Neither approach alone would have won
The legal battle created impossible constraints – 23 conditions and a tight deadline that meant Europa had to move fast and get everything perfect. The direct action made moving fast impossible and getting everything perfect even harder. Every day the camp existed cost Europa money and attention. Every planning condition LHAG scrutinised added friction and delay.
This wasn’t one group defeating a multinational oil company. It was multiple groups using different tactics simultaneously. LHAG fought in committee rooms and courtrooms for six years. Protectors occupied the land for two years. Thousands of people wrote objections, attended meetings, donated money, and kept the pressure visible.
The lesson isn’t that direct action wins or that legal challenges win. The lesson is that sustained, multi-pronged resistance – maintained for nearly a decade by people who refused to give up – can make an “approved” project so difficult and expensive that even a multinational decides it’s not worth it.

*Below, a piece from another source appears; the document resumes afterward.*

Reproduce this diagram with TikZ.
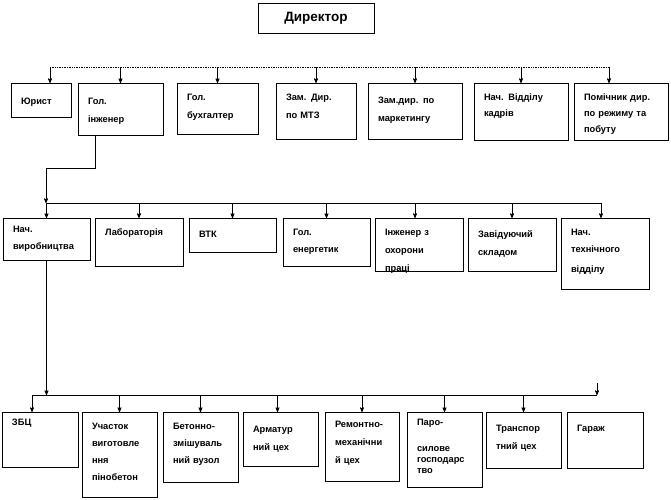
\documentclass[tikz,border=0pt]{standalone}
\usepackage{fontspec}
\setmainfont{Liberation Sans}
\usetikzlibrary{arrows,positioning}

\begin{document}
\begin{tikzpicture}[>=stealth', x=1pt, y=-1pt, line width=0.7pt,
    box/.style={draw, fill=white, align=left, inner xsep=10pt, inner ysep=0pt, outer sep=0pt,
                font=\bfseries\fontsize{9.3}{18}\selectfont},
    head/.style={draw, fill=white, minimum width=116pt, minimum height=30pt, outer sep=0pt,
                 font=\bfseries\fontsize{13.5}{15}\selectfont},
    bus/.style={-},
    drop/.style={->}]
    \useasboundingbox (0,0) rectangle (671,499);

    % Director
    \node [head] (dir) at (316,18) {Директор};

    % First level {jur, gi, gb, mtz, mkt, kadr, pom}
    \node [box, anchor=north west, text width=40pt, text height=21pt, text depth=13pt] (jur) at (11,83) {Юрист};
    \node [box, right=7pt of jur.north east, anchor=north west, text width=65pt, text height=21pt, text depth=31pt] (gi) {Гол.\\інженер};
    \node [box, right=14pt of gi.north east, anchor=north west, text width=61pt, text height=17pt, text depth=34pt] (gb) {Гол.\\бухгалтер};
    \node [box, right=18pt of gb.north east, anchor=north west, text width=60pt, text height=17pt, text depth=39pt] (mtz) {Зам. Дир.\\по МТЗ};
    \node [box, right=12pt of mtz.north east, anchor=north west, text width=74pt, text height=20pt, text depth=36pt] (mkt) {Зам.дир. по\\маркетингу};
    \node [box, right=12pt of mkt.north east, anchor=north west, text width=74pt, text height=17pt, text depth=40pt] (kadr) {Нач. Відділу\\[-2pt]кадрів};
    \node [box, right=6pt of kadr.north east, anchor=north west, text width=74pt, text height=17pt, text depth=40pt] (pom) {Помічник дир.\\[-2pt]по режиму та\\[-2pt]побуту};

    % Second level {nv, lab, vtk, en, ohr, zav, tex}
    \node [box, anchor=north west, text width=67pt, text height=14pt, text depth=28pt] (nv) at (3,218) {Нач.\\[-1pt]виробництва};
    \node [box, right=5pt of nv.north east, anchor=north west, text width=68pt, text height=17pt, text depth=31pt] (lab) {Лабораторія};
    \node [box, right=6pt of lab.north east, anchor=north west, text width=67pt, text height=19pt, text depth=15pt] (vtk) {ВТК};
    \node [box, right=7pt of vtk.north east, anchor=north west, text width=67pt, text height=17pt, text depth=31pt] (en) {Гол.\\[-1pt]енергетик};
    \node [box, right=5pt of en.north east, anchor=north west, text width=68pt, text height=17pt, text depth=36pt] (ohr) {Інженер з\\охорони\\праці};
    \node [box, right=5pt of ohr.north east, anchor=north west, text width=68pt, text height=19pt, text depth=34pt] (zav) {Завідуючий\\складом};
    \node [box, right=5pt of zav.north east, anchor=north west, text width=68pt, text height=17pt, text depth=54pt] (tex) {Нач.\\[-1pt]технічного\\[2pt]відділу};

    % Third level {zbc, uch, bet, arm, rem, par, tr, gar}
    \node [box, anchor=north west, text width=56pt, text height=13pt, text depth=42pt] (zbc) at (2,412) {ЗБЦ};
    \node [box, right=4pt of zbc.north east, anchor=north west, text width=55pt, text height=17pt, text depth=68pt] (uch) {Участок\\[-1pt]виготовле\\[-1pt]ння\\[-1pt]пінобетон};
    \node [box, right=6pt of uch.north east, anchor=north west, text width=55pt, text height=17pt, text depth=53pt] (bet) {Бетонно-\\[-1pt]змішуваль\\[-1pt]ний вузол};
    \node [box, right=5pt of bet.north east, anchor=north west, text width=55pt, text height=20pt, text depth=34pt] (arm) {Арматур\\ний цех};
    \node [box, right=7pt of arm.north east, anchor=north west, text width=54pt, text height=15pt, text depth=54pt] (rem) {Ремонтно-\\механічни\\й цех};
    \node [box, right=8pt of rem.north east, anchor=north west, text width=55pt, text height=13pt, text depth=62pt] (par) {Паро-\\[8pt]силове\\[-7pt]господарс\\[-7pt]тво};
    \node [box, right=4pt of par.north east, anchor=north west, text width=55pt, text height=19pt, text depth=37pt] (tr) {Транспор\\тний цех};
    \node [box, right=6pt of tr.north east, anchor=north west, text width=56pt, text height=19pt, text depth=37pt] (gar) {Гараж};

    % Bus levels
    \coordinate (top) at (0,67);
    \coordinate (mid) at (0,203);
    \coordinate (low) at (0,395);
    \coordinate (knee) at (46,168);
    \coordinate (loose) at (597,383);

    % Paths
    \draw [bus, densely dotted] ([xshift=9pt]jur.north |- top) -- ([xshift=-12pt]pom.north |- top);
    \path [drop] ([xshift=9pt]jur.north |- top) edge ([xshift=9pt]jur.north)
                 (gi.north |- top) edge (gi.north)
                 (gb.north |- top) edge (gb.north)
                 (mtz.north |- top) edge (mtz.north)
                 (mkt.north |- top) edge (mkt.north)
                 (kadr.north |- top) edge (kadr.north)
                 ([xshift=-12pt]pom.north |- top) edge ([xshift=-12pt]pom.north);

    \draw [drop] ([xshift=-25pt]gi.south) |- (knee) -- (knee |- mid);
    \draw [bus] (nv.north |- mid) -- ([xshift=-4pt]tex.north |- mid);
    \path [drop] (nv.north |- mid) edge (nv.north)
                 (lab.north |- mid) edge (lab.north)
                 (vtk.north |- mid) edge (vtk.north)
                 (en.north |- mid) edge (en.north)
                 ([xshift=-4pt]ohr.north |- mid) edge ([xshift=-4pt]ohr.north)
                 (zav.north |- mid) edge (zav.north)
                 ([xshift=-4pt]tex.north |- mid) edge ([xshift=-4pt]tex.north);

    \draw [drop] (nv.south) -- (nv.south |- low);
    \draw [drop] (loose) -- (loose |- low);
    \draw [bus] ([xshift=-8pt]zbc.north |- low) -- (loose |- low);
    \path [drop] ([xshift=-8pt]zbc.north |- low) edge ([xshift=-8pt]zbc.north)
                 (uch.north |- low) edge (uch.north)
                 (bet.north |- low) edge (bet.north)
                 ([xshift=-3pt]arm.north |- low) edge ([xshift=-3pt]arm.north)
                 (rem.north |- low) edge (rem.north)
                 (par.north |- low) edge (par.north)
                 (tr.north |- low) edge (tr.north);
\end{tikzpicture}
\end{document}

Europa admitted it cost them at least £3 million. They were drilling for oil that, even if found, would have supplied barely one-ten-thousandth of UK energy demand. The maths stopped making sense.
In the end, the ancient woodland, the sunken lanes, the water supply, and the Area of Outstanding Natural Beauty that should have been protected from the start – was protected.

This site remains as a record of what’s possible when communities refuse to back down. The woods are still there. The camp is gone. The lesson remains: you don’t have to accept what corporations and councils decide for you.